* What to produce: Return all of the data exactly, with nothing left out but the pictures.

---

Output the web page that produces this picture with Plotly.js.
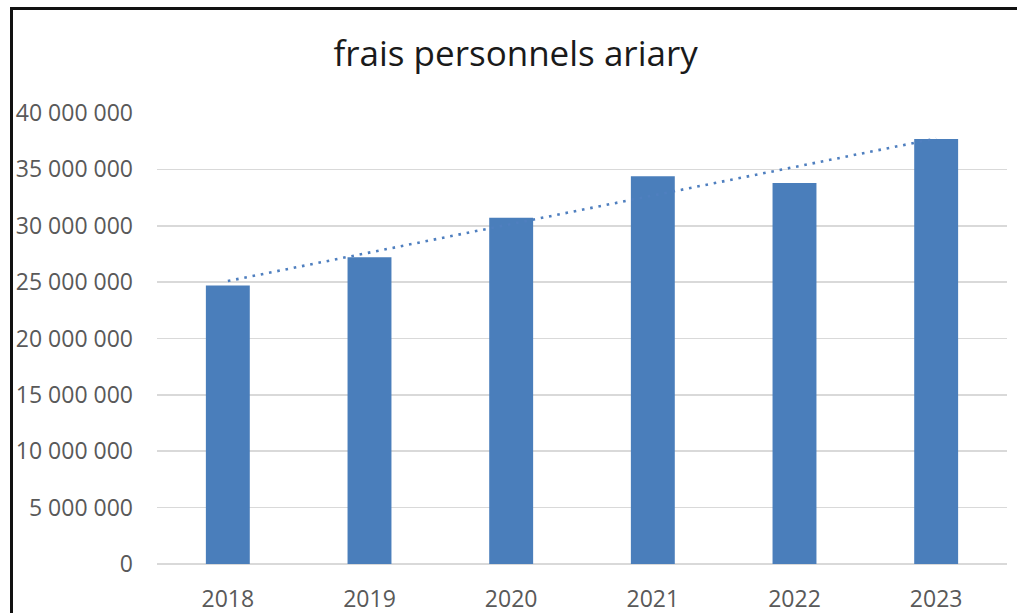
<!DOCTYPE html>
<html>
<head>
<meta charset="utf-8">
<script src="https://cdn.plot.ly/plotly-3.0.1.min.js"></script>
<style>
  html, body { margin: 0; padding: 0; background: #fff; }
  #wrap { position: relative; width: 1017px; height: 613px; overflow: hidden; }
  #chart { position: absolute; left: 0; top: 0; width: 1017px; height: 613px; }
  #frame { position: absolute; left: 10px; top: 7px; width: 1010px; height: 610px;
           border-left: 3px solid #111; border-top: 3px solid #111; pointer-events: none; }
</style>
</head>
<body>
<div id="wrap">
  <div id="chart"></div>
  <div id="frame"></div>
</div>
<script>
// Data
const years = ["2018", "2019", "2020", "2021", "2022", "2023"];
const fraisPersonnels = [24700000, 27200000, 30700000, 34400000, 33800000, 37700000];
const chartTitle = "frais personnels ariary";

// Linear trendline (least squares, as in Excel)
const n = fraisPersonnels.length;
const xs = fraisPersonnels.map((_, i) => i);
const mx = xs.reduce((a, b) => a + b, 0) / n;
const my = fraisPersonnels.reduce((a, b) => a + b, 0) / n;
let sxy = 0, sxx = 0;
for (let i = 0; i < n; i++) { sxy += (xs[i] - mx) * (fraisPersonnels[i] - my); sxx += (xs[i] - mx) ** 2; }
const slope = sxy / sxx, intercept = my - slope * mx;
const trend = xs.map(x => intercept + slope * x);

const barColor = "#4a7ebb";
const font = "Open Sans, Noto Sans, sans-serif";

const traces = [
  {
    type: "bar", x: years, y: fraisPersonnels,
    marker: { color: barColor, line: { width: 0 } },
    hoverinfo: "x+y", showlegend: false
  },
  {
    type: "scatter", mode: "lines", x: years, y: trend,
    line: { color: "#4f7fbf", width: 2.6, dash: "2.6px,5.8px" },
    hoverinfo: "skip", showlegend: false
  }
];

const layout = {
  width: 1017, height: 613,
  margin: { l: 157, r: 10, t: 113, b: 49, pad: 0 },
  paper_bgcolor: "rgba(0,0,0,0)", plot_bgcolor: "#fff",
  separators: ", ",
  bargap: 0.69,
  title: {
    text: chartTitle,
    font: { family: font, size: 35, color: "#1a1a1a" },
    xref: "container", yref: "container", x: 0.507, y: 0.912,
    xanchor: "center", yanchor: "middle"
  },
  xaxis: {
    type: "category",
    showgrid: false, showline: false, zeroline: false, ticks: "",
    tickfont: { family: font, size: 23, color: "#595959" },
    ticklabelstandoff: 19
  },
  yaxis: {
    range: [0, 40000000], dtick: 5000000, tickformat: ",d",
    showgrid: true, gridcolor: "#d9d9d9", gridwidth: 1.6,
    zeroline: true, zerolinecolor: "#d9d9d9", zerolinewidth: 1.6,
    showline: false, ticks: "",
    tickfont: { family: font, size: 23, color: "#595959" },
    ticklabelstandoff: 23
  }
};

Plotly.newPlot("chart", traces, layout, { displayModeBar: false, staticPlot: true });
</script>
</body>
</html>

---

* Exercise result:
Output the web page that produces this picture with Plotly.js.
<!DOCTYPE html>
<html>
<head>
<meta charset="utf-8">
<script src="https://cdn.plot.ly/plotly-3.0.1.min.js"></script>
<style>
  html, body { margin: 0; padding: 0; background: #fff; }
  #wrap { position: relative; width: 1017px; height: 613px; overflow: hidden; }
  #chart { position: absolute; left: 0; top: 0; width: 1017px; height: 613px; }
  #frame { position: absolute; left: 10px; top: 7px; width: 1010px; height: 610px;
           border-left: 3px solid #111; border-top: 3px solid #111; pointer-events: none; }
</style>
</head>
<body>
<div id="wrap">
  <div id="chart"></div>
  <div id="frame"></div>
</div>
<script>
// Data
const years = ["2018", "2019", "2020", "2021", "2022", "2023"];
const fraisPersonnels = [24700000, 27200000, 30700000, 34400000, 33800000, 37700000];
const chartTitle = "frais personnels ariary";

// Linear trendline (least squares, as in Excel)
const n = fraisPersonnels.length;
const xs = fraisPersonnels.map((_, i) => i);
const mx = xs.reduce((a, b) => a + b, 0) / n;
const my = fraisPersonnels.reduce((a, b) => a + b, 0) / n;
let sxy = 0, sxx = 0;
for (let i = 0; i < n; i++) { sxy += (xs[i] - mx) * (fraisPersonnels[i] - my); sxx += (xs[i] - mx) ** 2; }
const slope = sxy / sxx, intercept = my - slope * mx;
const trend = xs.map(x => intercept + slope * x);

const barColor = "#4a7ebb";
const font = "Open Sans, Noto Sans, sans-serif";

const traces = [
  {
    type: "bar", x: years, y: fraisPersonnels,
    marker: { color: barColor, line: { width: 0 } },
    hoverinfo: "x+y", showlegend: false
  },
  {
    type: "scatter", mode: "lines", x: years, y: trend,
    line: { color: "#4f7fbf", width: 2.6, dash: "2.6px,5.8px" },
    hoverinfo: "skip", showlegend: false
  }
];

const layout = {
  width: 1017, height: 613,
  margin: { l: 157, r: 10, t: 113, b: 49, pad: 0 },
  paper_bgcolor: "rgba(0,0,0,0)", plot_bgcolor: "#fff",
  separators: ", ",
  bargap: 0.69,
  title: {
    text: chartTitle,
    font: { family: font, size: 35, color: "#1a1a1a" },
    xref: "container", yref: "container", x: 0.507, y: 0.912,
    xanchor: "center", yanchor: "middle"
  },
  xaxis: {
    type: "category",
    showgrid: false, showline: false, zeroline: false, ticks: "",
    tickfont: { family: font, size: 23, color: "#595959" },
    ticklabelstandoff: 19
  },
  yaxis: {
    range: [0, 40000000], dtick: 5000000, tickformat: ",d",
    showgrid: true, gridcolor: "#d9d9d9", gridwidth: 1.6,
    zeroline: true, zerolinecolor: "#d9d9d9", zerolinewidth: 1.6,
    showline: false, ticks: "",
    tickfont: { family: font, size: 23, color: "#595959" },
    ticklabelstandoff: 23
  }
};

Plotly.newPlot("chart", traces, layout, { displayModeBar: false, staticPlot: true });
</script>
</body>
</html>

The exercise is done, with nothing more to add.